O processo de construção do roteiro obedeceu, de acordo com a diretora, a um movimento circular e longo para conseguir um sentimento, distanciando-se e aproximando-se do livro. “Não desperdicei nada, tudo é fundamental no fundo. Nesse vai e vem terminamos esgotados. É por isso que muitas pessoas da equipe vão deixando o barco. Sou muito ávida e obsessiva e quem não fica do meu lado de maneira constante acaba saindo. O processo é muito importante”, salienta.
A relação com Minas Gerais é um ingrediente forte na receita do filme. “Gosto de Minas. É um Estado que me identifico. Sou filha de pai colombiano e mãe brasileira. Quando morei em Cúcuta, na fronteira com a Venezuela, achava o lugar muito parecido com Minas. Ao filmar em Cataguases, senti uma familiaridade com aquela terra vermelha. Numa história sobre reminiscências, o filme reverbera também paisagens que já existiam em mim. As locações sempre foram importantes em meus filmes”, destaca.

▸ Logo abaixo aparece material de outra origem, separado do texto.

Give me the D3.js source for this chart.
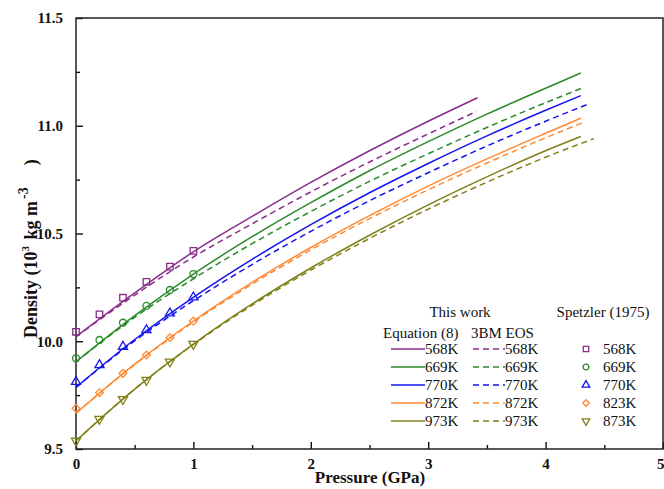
<!DOCTYPE html>
<html><head><meta charset="utf-8">
<script src="https://cdn.jsdelivr.net/npm/d3@7"></script>
<style>
body{margin:0;background:#fff;}
svg text{font-family:"Liberation Serif","Times New Roman",serif;}
</style></head>
<body><svg id="c" width="664" height="489"></svg>
<script>
// ---- data ----
const temps = ["568K","669K","770K","872K","973K"];
const spetzTemps = ["568K","669K","770K","823K","873K"];
const colors = ["#8b2c8b","#2a8a2a","#1414f0","#ff8a33","#808018"];

// Equation (8) solid lines: pressure (GPa) and density (10^3 kg m^-3)
const eqP = [
  [0,0.5,1,1.5,2,2.5,3,3.42],
  [0,0.5,1,1.5,2,2.5,3,3.5,4,4.3],
  [0,0.5,1,1.5,2,2.5,3,3.5,4,4.3],
  [0,0.5,1,1.5,2,2.5,3,3.5,4,4.3],
  [0,0.5,1,1.5,2,2.5,3,3.5,4,4.3]
];
const eqRho = [
  [10.021,10.224,10.415,10.579,10.737,10.884,11.021,11.130],
  [9.905,10.119,10.312,10.485,10.643,10.791,10.926,11.054,11.174,11.245],
  [9.786,10.008,10.204,10.380,10.541,10.689,10.825,10.953,11.072,11.140],
  [9.666,9.894,10.094,10.273,10.435,10.583,10.720,10.846,10.965,11.035],
  [9.538,9.778,9.987,10.173,10.340,10.492,10.633,10.763,10.884,10.950]
];
// 3BM EOS dashed lines
const bmP = [
  [0,0.5,1,1.5,2,2.5,3,3.41],
  [0,0.5,1,1.5,2,2.5,3,3.5,4,4.32],
  [0,0.5,1,1.5,2,2.5,3,3.5,4,4.36],
  [0,0.5,1,1.5,2,2.5,3,3.5,4,4.32],
  [0,0.5,1,1.5,2,2.5,3,3.5,4,4.41]
];
const bmRho = [
  [10.021,10.214,10.391,10.545,10.693,10.832,10.962,11.066],
  [9.905,10.111,10.290,10.453,10.602,10.742,10.870,10.992,11.107,11.177],
  [9.786,10.002,10.188,10.356,10.510,10.652,10.782,10.906,11.021,11.100],
  [9.666,9.892,10.089,10.265,10.424,10.569,10.703,10.827,10.944,11.015],
  [9.538,9.778,9.985,10.167,10.330,10.477,10.613,10.738,10.854,10.940]
];
// Spetzler (1975) points
const spP = [0,0.2,0.4,0.6,0.8,1.0];
const spRho = [
  [10.044,10.125,10.202,10.276,10.346,10.419],
  [9.921,10.006,10.086,10.164,10.238,10.312],
  [9.812,9.890,9.975,10.052,10.130,10.204],
  [9.689,9.761,9.851,9.936,10.016,10.094],
  [9.538,9.639,9.731,9.820,9.905,9.987]
];
const symbols = [d3.symbolSquare, d3.symbolCircle, d3.symbolTriangle, d3.symbolSquare, d3.symbolTriangle];
const symSize = [42, 38, 36, 30, 36];
const symRot = [0,0,0,45,180];
const xTicks = [0,1,2,3,4,5];
const yTicks = [9.5,10.0,10.5,11.0,11.5];

// ---- layout ----
const L=76, R=663, T=18, B=449;
const svg = d3.select("#c");
const x = d3.scaleLinear().domain([0,5]).range([L,R]);
const y = d3.scaleLinear().domain([9.5,11.5]).range([B,T]);

// axes
const gx = svg.append("g").attr("transform",`translate(0,${B})`)
  .call(d3.axisBottom(x).tickValues(xTicks).tickFormat(d3.format("d")).tickSize(-7).tickPadding(12));
const gxm = svg.append("g").attr("transform",`translate(0,${B})`)
  .call(d3.axisBottom(x).tickValues([0.5,1.5,2.5,3.5,4.5]).tickFormat("").tickSize(-4));
const gy = svg.append("g").attr("transform",`translate(${L},0)`)
  .call(d3.axisLeft(y).tickValues(yTicks).tickFormat(d3.format(".1f")).tickSize(-7).tickPadding(13));
const gym = svg.append("g").attr("transform",`translate(${L},0)`)
  .call(d3.axisLeft(y).tickValues([9.75,10.25,10.75,11.25]).tickFormat("").tickSize(-4));
[gx,gxm,gy,gym].forEach(g=>{
  g.select(".domain").remove();
  g.selectAll(".tick line").attr("stroke","#111").attr("stroke-width",1.4);
  g.selectAll("text").attr("fill","#111").attr("font-size",15).attr("font-weight","bold")
   .style("font-family",'"Liberation Serif","Times New Roman",serif');
});
gx.selectAll("text").attr("dy","0.5em");
// keep the last x label inside the picture
gx.selectAll(".tick").filter(d=>d===5).select("text").attr("text-anchor","end").attr("x",1);

// frame
svg.append("rect").attr("x",L).attr("y",T).attr("width",R-L).attr("height",B-T)
  .attr("fill","none").attr("stroke","#222").attr("stroke-width",1.5);

// lines
const line = d3.line().x(d=>x(d[0])).y(d=>y(d[1])).curve(d3.curveMonotoneX);
const plot = svg.append("g");
temps.forEach((t,i)=>{
  plot.append("path").datum(bmP[i].map((p,j)=>[p,bmRho[i][j]]))
    .attr("d",line).attr("fill","none").attr("stroke",colors[i]).attr("stroke-width",1.5)
    .attr("stroke-dasharray","6,4");
  plot.append("path").datum(eqP[i].map((p,j)=>[p,eqRho[i][j]]))
    .attr("d",line).attr("fill","none").attr("stroke",colors[i]).attr("stroke-width",1.5);
});
// markers
spRho.forEach((arr,i)=>{
  const sym = d3.symbol().type(symbols[i]).size(symSize[i]);
  plot.selectAll(null).data(spP.map((p,j)=>[p,arr[j]])).join("path")
    .attr("d",sym).attr("transform",d=>`translate(${x(d[0])},${y(d[1])}) rotate(${symRot[i]})`)
    .attr("fill","none").attr("stroke",colors[i]).attr("stroke-width",1.3);
});

// axis titles
svg.append("text").attr("x",370).attr("y",483).attr("text-anchor","middle")
  .attr("font-size",17).attr("font-weight","bold").attr("fill","#111").text("Pressure (GPa)");
const yt = svg.append("text").attr("transform","translate(37,338) rotate(-90)")
  .attr("text-anchor","start").attr("font-size",18).attr("font-weight","bold").attr("fill","#111");
yt.append("tspan").text("Density (10");
yt.append("tspan").attr("dy",-8).attr("font-size",11).text("3");
yt.append("tspan").attr("dy",8).attr("dx",2).text(" kg m");
yt.append("tspan").attr("dy",-9).attr("dx",2).attr("font-size",14).text("-3");
yt.append("tspan").attr("dy",9).attr("dx",22).text(")");

// legend
const lg = svg.append("g").attr("font-size",15).attr("fill","#111");
lg.append("text").attr("x",460).attr("y",317).attr("text-anchor","middle").text("This work");
lg.append("text").attr("x",603).attr("y",317).attr("text-anchor","middle").text("Spetzler (1975)");
lg.append("text").attr("x",383).attr("y",338).text("Equation (8)");
lg.append("text").attr("x",471).attr("y",338).text("3BM EOS");
const rowY = [349,367,385,403,421];
temps.forEach((t,i)=>{
  const yy = rowY[i];
  lg.append("line").attr("x1",391).attr("x2",425).attr("y1",yy).attr("y2",yy)
    .attr("stroke",colors[i]).attr("stroke-width",1.5);
  lg.append("text").attr("x",425).attr("y",yy+5).text(t);
  lg.append("line").attr("x1",473).attr("x2",505).attr("y1",yy).attr("y2",yy)
    .attr("stroke",colors[i]).attr("stroke-width",1.5).attr("stroke-dasharray","6,4");
  lg.append("text").attr("x",505).attr("y",yy+5).text(t);
  const sym = d3.symbol().type(symbols[i]).size(symSize[i]*0.7);
  lg.append("path").attr("d",sym).attr("transform",`translate(586,${yy}) rotate(${symRot[i]})`)
    .attr("fill","none").attr("stroke",colors[i]).attr("stroke-width",1.3);
  lg.append("text").attr("x",603).attr("y",yy+5).text(spetzTemps[i]);
});
</script></body></html>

A atriz Clara Choveaux, que também tem uma forte relação familiar com Minas Gerais, elogia a condução de Paula na forma como “me trouxe para a intimidade dela”. Lançada na produção francesa Tiresia (2003), no papel de uma transexual, Clara registra que viajou várias vezes a Cataguases para “deixar a Natureza se embrenhar e obter uma calma que normalmente não tenho. Com a liberdade que a Paula nos deu, eu pude me jogar naquele precipício de bauxita lá embaixo. Foi muito desafiador”, ressalta.